Leave out the pictures, then reproduce the rest of the material exactly.

Begin

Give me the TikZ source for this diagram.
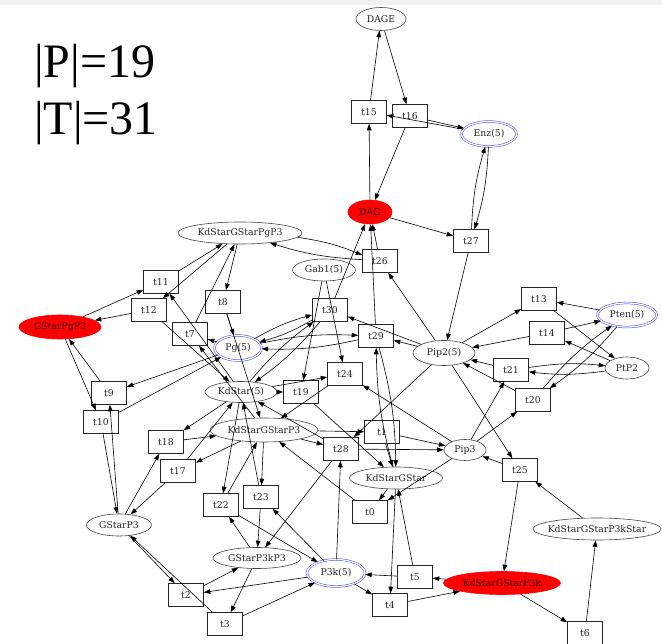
\documentclass[tikz,border=0pt]{standalone}
\usepackage{fontspec}
\newfontfamily\lblfont{DejaVu Serif}
\newfontfamily\countfont{Liberation Serif}
\usetikzlibrary{shapes.geometric,arrows.meta}
\definecolor{placeline}{RGB}{70,70,70}
\definecolor{tokenblue}{RGB}{70,70,255}
\definecolor{topband}{RGB}{241,241,241}
\definecolor{hotred}{RGB}{255,0,0}

\begin{document}
\begin{tikzpicture}[x=1pt,y=-1pt,
  lbl/.style={font=\lblfont\fontsize{9.3}{11}\selectfont, text=black!85},
  place/.style={lbl, ellipse, draw=placeline, line width=0.6pt, inner xsep=-8pt, inner ysep=0pt},
  marked/.style={place, draw=tokenblue, double=white, double distance=1.3pt, line width=0.5pt},
  hot/.style={place, draw=hotred, fill=hotred, text=black!80!red},
  trans/.style={lbl, rectangle, draw=black!85, line width=0.6pt, minimum width=35pt, minimum height=23pt, inner sep=0pt},
  arc/.style={-{Triangle[length=6.5pt,width=4.6pt]}, line width=0.6pt, black},
  twin/.style={arc, bend left=7},
]
\useasboundingbox (0,0) rectangle (662,644);
\fill[white] (0,0) rectangle (662,644);
\fill[topband] (0,0) rectangle (662,5);

% net size
\node[anchor=base west, inner sep=0pt, font=\countfont\fontsize{48}{52}\selectfont] (np) at (34,78) {|P|=19};
\node[anchor=base west, inner sep=0pt, font=\countfont\fontsize{48}{52}\selectfont] (nt) at (34,135) {|T|=31};

% places
\node[place, minimum width=50pt, minimum height=23pt] (DAGE) at (381,19) {DAGE};
\node[marked, minimum width=55pt, minimum height=25pt] (Enz) at (489,134) {Enz(5)};
\node[hot, minimum width=44pt, minimum height=24pt] (DAG) at (370,212) {DAG};
\node[place, minimum width=124pt, minimum height=22pt] (KGPgP3) at (240,233) {KdStarGStarPgP3};
\node[place, minimum width=63pt, minimum height=22pt] (Gab1) at (324,270) {Gab1(5)};
\node[hot, minimum width=82pt, minimum height=24pt] (GPgP3) at (60,327) {GStarPgP3};
\node[marked, minimum width=59pt, minimum height=24pt] (Pten) at (627,315) {Pten(5)};
\node[marked, minimum width=47pt, minimum height=25pt] (Pg) at (238,348) {Pg(5)};
\node[place, minimum width=62pt, minimum height=25pt] (Pip2) at (444,353) {Pip2(5)};
\node[place, minimum width=44pt, minimum height=22pt] (PtP2) at (627,368) {PtP2};
\node[place, minimum width=72pt, minimum height=21pt] (KdStar) at (241,392) {KdStar(5)};
\node[place, minimum width=108pt, minimum height=24pt] (KGP3) at (264,430) {KdStarGStarP3};
\node[place, minimum width=42pt, minimum height=21pt] (Pip3) at (465,450) {Pip3};
\node[place, minimum width=93pt, minimum height=22pt] (KG) at (396,478) {KdStarGStar};
\node[place, minimum width=65pt, minimum height=22pt] (GP3) at (119,525) {GStarP3};
\node[place, minimum width=128pt, minimum height=22pt] (KGP3kS) at (597,529) {KdStarGStarP3kStar};
\node[place, minimum width=88pt, minimum height=21pt] (GP3kP3) at (257,558) {GStarP3kP3};
\node[marked, minimum width=58pt, minimum height=27pt] (P3k) at (336,573) {P3k(5)};
\node[hot, minimum width=117pt, minimum height=23pt] (KGP3k) at (502,583) {KdStarGStarP3k};

% transitions
\node[trans] (t0) at (370,512) {t0};
\node[trans] (t1) at (382,432) {t1};
\node[trans] (t2) at (186,595) {t2};
\node[trans] (t3) at (225,624) {t3};
\node[trans] (t4) at (390,605) {t4};
\node[trans] (t5) at (415,577) {t5};
\node[trans] (t6) at (585,633) {t6};
\node[trans] (t7) at (190,334) {t7};
\node[trans] (t8) at (223,302) {t8};
\node[trans] (t9) at (109,393) {t9};
\node[trans] (t10) at (101,422) {t10};
\node[trans] (t11) at (161,282) {t11};
\node[trans] (t12) at (149,310) {t12};
\node[trans] (t13) at (539,299) {t13};
\node[trans] (t14) at (547,333) {t14};
\node[trans] (t15) at (369,112) {t15};
\node[trans] (t16) at (410,116) {t16};
\node[trans] (t17) at (178,471) {t17};
\node[trans] (t18) at (166,442) {t18};
\node[trans] (t19) at (301,392) {t19};
\node[trans] (t20) at (533,400) {t20};
\node[trans] (t21) at (511,370) {t21};
\node[trans] (t22) at (221,505) {t22};
\node[trans] (t23) at (261,497) {t23};
\node[trans] (t24) at (345,374) {t24};
\node[trans] (t25) at (520,470) {t25};
\node[trans] (t26) at (380,261) {t26};
\node[trans] (t27) at (471,241) {t27};
\node[trans] (t28) at (341,449) {t28};
\node[trans] (t29) at (376,336) {t29};
\node[trans] (t30) at (330,310) {t30};

% arcs
\foreach \a/\b in {t15/DAGE,DAGE/t16,DAG/t15,t16/DAG,Enz/t15,t16/Enz,DAG/t27,t27/Pip2,t26/DAG,t29/DAG,t30/DAG,
  Pip2/t26,KGPgP3/t8,t8/Pg,t8/KGP3,t7/KGPgP3,Pg/t7,KGP3/t7,t11/KGPgP3,GPgP3/t11,KdStar/t11,KGPgP3/t12,t12/GPgP3,t12/KdStar,
  Pg/t9,GP3/t9,t9/GPgP3,GPgP3/t10,t10/GP3,t10/Pg,
  Pip2/t13,Pten/t13,t13/PtP2,PtP2/t14,t14/Pten,t14/Pip2,Pip3/t21,t21/Pip2,Pip3/t20,t20/Pip2,
  Pip2/t29,Pip2/t30,
  Gab1/t19,Gab1/t24,KdStar/t19,t19/KG,KdStar/t24,Pip3/t24,t24/KGP3,
  KG/t0,Pip3/t0,t0/KGP3,KGP3/t1,t1/KG,t1/Pip3,KG/t4,P3k/t4,t4/KGP3k,KGP3k/t5,t5/P3k,t5/KG,
  KGP3k/t6,t6/KGP3kS,KGP3kS/t25,t25/KGP3k,Pip2/t25,t25/Pip3,
  KGP3/t28,Pip2/t28,P3k/t28,t28/Pip3,t28/GP3kP3,t28/KdStar,
  GP3/t18,KdStar/t18,t18/KGP3,KGP3/t17,t17/GP3,t17/KdStar,
  KdStar/t22,GP3kP3/t22,t22/KGP3,t22/P3k,KGP3/t23,P3k/t23,t23/GP3kP3,t23/KdStar,
  GP3/t2,P3k/t2,t2/GP3kP3,GP3kP3/t3,t3/GP3,t3/P3k}
  \draw[arc] (\a) to (\b);

% arcs running both ways between the same pair
\foreach \a/\b in {Enz/t27,t27/Enz,KGPgP3/t26,t26/KGPgP3,PtP2/t21,t21/PtP2,Pten/t20,t20/Pten,
  Pg/t29,t29/Pg,KG/t29,t29/KG,Pg/t30,t30/Pg,KdStar/t30,t30/KdStar}
  \draw[twin] (\a) to (\b);
\end{tikzpicture}
\end{document}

End

» Expected answer:
Give me the TikZ source for this diagram.
\documentclass[tikz,border=0pt]{standalone}
\usepackage{fontspec}
\newfontfamily\lblfont{DejaVu Serif}
\newfontfamily\countfont{Liberation Serif}
\usetikzlibrary{shapes.geometric,arrows.meta}
\definecolor{placeline}{RGB}{70,70,70}
\definecolor{tokenblue}{RGB}{70,70,255}
\definecolor{topband}{RGB}{241,241,241}
\definecolor{hotred}{RGB}{255,0,0}

\begin{document}
\begin{tikzpicture}[x=1pt,y=-1pt,
  lbl/.style={font=\lblfont\fontsize{9.3}{11}\selectfont, text=black!85},
  place/.style={lbl, ellipse, draw=placeline, line width=0.6pt, inner xsep=-8pt, inner ysep=0pt},
  marked/.style={place, draw=tokenblue, double=white, double distance=1.3pt, line width=0.5pt},
  hot/.style={place, draw=hotred, fill=hotred, text=black!80!red},
  trans/.style={lbl, rectangle, draw=black!85, line width=0.6pt, minimum width=35pt, minimum height=23pt, inner sep=0pt},
  arc/.style={-{Triangle[length=6.5pt,width=4.6pt]}, line width=0.6pt, black},
  twin/.style={arc, bend left=7},
]
\useasboundingbox (0,0) rectangle (662,644);
\fill[white] (0,0) rectangle (662,644);
\fill[topband] (0,0) rectangle (662,5);

% net size
\node[anchor=base west, inner sep=0pt, font=\countfont\fontsize{48}{52}\selectfont] (np) at (34,78) {|P|=19};
\node[anchor=base west, inner sep=0pt, font=\countfont\fontsize{48}{52}\selectfont] (nt) at (34,135) {|T|=31};

% places
\node[place, minimum width=50pt, minimum height=23pt] (DAGE) at (381,19) {DAGE};
\node[marked, minimum width=55pt, minimum height=25pt] (Enz) at (489,134) {Enz(5)};
\node[hot, minimum width=44pt, minimum height=24pt] (DAG) at (370,212) {DAG};
\node[place, minimum width=124pt, minimum height=22pt] (KGPgP3) at (240,233) {KdStarGStarPgP3};
\node[place, minimum width=63pt, minimum height=22pt] (Gab1) at (324,270) {Gab1(5)};
\node[hot, minimum width=82pt, minimum height=24pt] (GPgP3) at (60,327) {GStarPgP3};
\node[marked, minimum width=59pt, minimum height=24pt] (Pten) at (627,315) {Pten(5)};
\node[marked, minimum width=47pt, minimum height=25pt] (Pg) at (238,348) {Pg(5)};
\node[place, minimum width=62pt, minimum height=25pt] (Pip2) at (444,353) {Pip2(5)};
\node[place, minimum width=44pt, minimum height=22pt] (PtP2) at (627,368) {PtP2};
\node[place, minimum width=72pt, minimum height=21pt] (KdStar) at (241,392) {KdStar(5)};
\node[place, minimum width=108pt, minimum height=24pt] (KGP3) at (264,430) {KdStarGStarP3};
\node[place, minimum width=42pt, minimum height=21pt] (Pip3) at (465,450) {Pip3};
\node[place, minimum width=93pt, minimum height=22pt] (KG) at (396,478) {KdStarGStar};
\node[place, minimum width=65pt, minimum height=22pt] (GP3) at (119,525) {GStarP3};
\node[place, minimum width=128pt, minimum height=22pt] (KGP3kS) at (597,529) {KdStarGStarP3kStar};
\node[place, minimum width=88pt, minimum height=21pt] (GP3kP3) at (257,558) {GStarP3kP3};
\node[marked, minimum width=58pt, minimum height=27pt] (P3k) at (336,573) {P3k(5)};
\node[hot, minimum width=117pt, minimum height=23pt] (KGP3k) at (502,583) {KdStarGStarP3k};

% transitions
\node[trans] (t0) at (370,512) {t0};
\node[trans] (t1) at (382,432) {t1};
\node[trans] (t2) at (186,595) {t2};
\node[trans] (t3) at (225,624) {t3};
\node[trans] (t4) at (390,605) {t4};
\node[trans] (t5) at (415,577) {t5};
\node[trans] (t6) at (585,633) {t6};
\node[trans] (t7) at (190,334) {t7};
\node[trans] (t8) at (223,302) {t8};
\node[trans] (t9) at (109,393) {t9};
\node[trans] (t10) at (101,422) {t10};
\node[trans] (t11) at (161,282) {t11};
\node[trans] (t12) at (149,310) {t12};
\node[trans] (t13) at (539,299) {t13};
\node[trans] (t14) at (547,333) {t14};
\node[trans] (t15) at (369,112) {t15};
\node[trans] (t16) at (410,116) {t16};
\node[trans] (t17) at (178,471) {t17};
\node[trans] (t18) at (166,442) {t18};
\node[trans] (t19) at (301,392) {t19};
\node[trans] (t20) at (533,400) {t20};
\node[trans] (t21) at (511,370) {t21};
\node[trans] (t22) at (221,505) {t22};
\node[trans] (t23) at (261,497) {t23};
\node[trans] (t24) at (345,374) {t24};
\node[trans] (t25) at (520,470) {t25};
\node[trans] (t26) at (380,261) {t26};
\node[trans] (t27) at (471,241) {t27};
\node[trans] (t28) at (341,449) {t28};
\node[trans] (t29) at (376,336) {t29};
\node[trans] (t30) at (330,310) {t30};

% arcs
\foreach \a/\b in {t15/DAGE,DAGE/t16,DAG/t15,t16/DAG,Enz/t15,t16/Enz,DAG/t27,t27/Pip2,t26/DAG,t29/DAG,t30/DAG,
  Pip2/t26,KGPgP3/t8,t8/Pg,t8/KGP3,t7/KGPgP3,Pg/t7,KGP3/t7,t11/KGPgP3,GPgP3/t11,KdStar/t11,KGPgP3/t12,t12/GPgP3,t12/KdStar,
  Pg/t9,GP3/t9,t9/GPgP3,GPgP3/t10,t10/GP3,t10/Pg,
  Pip2/t13,Pten/t13,t13/PtP2,PtP2/t14,t14/Pten,t14/Pip2,Pip3/t21,t21/Pip2,Pip3/t20,t20/Pip2,
  Pip2/t29,Pip2/t30,
  Gab1/t19,Gab1/t24,KdStar/t19,t19/KG,KdStar/t24,Pip3/t24,t24/KGP3,
  KG/t0,Pip3/t0,t0/KGP3,KGP3/t1,t1/KG,t1/Pip3,KG/t4,P3k/t4,t4/KGP3k,KGP3k/t5,t5/P3k,t5/KG,
  KGP3k/t6,t6/KGP3kS,KGP3kS/t25,t25/KGP3k,Pip2/t25,t25/Pip3,
  KGP3/t28,Pip2/t28,P3k/t28,t28/Pip3,t28/GP3kP3,t28/KdStar,
  GP3/t18,KdStar/t18,t18/KGP3,KGP3/t17,t17/GP3,t17/KdStar,
  KdStar/t22,GP3kP3/t22,t22/KGP3,t22/P3k,KGP3/t23,P3k/t23,t23/GP3kP3,t23/KdStar,
  GP3/t2,P3k/t2,t2/GP3kP3,GP3kP3/t3,t3/GP3,t3/P3k}
  \draw[arc] (\a) to (\b);

% arcs running both ways between the same pair
\foreach \a/\b in {Enz/t27,t27/Enz,KGPgP3/t26,t26/KGPgP3,PtP2/t21,t21/PtP2,Pten/t20,t20/Pten,
  Pg/t29,t29/Pg,KG/t29,t29/KG,Pg/t30,t30/Pg,KdStar/t30,t30/KdStar}
  \draw[twin] (\a) to (\b);
\end{tikzpicture}
\end{document}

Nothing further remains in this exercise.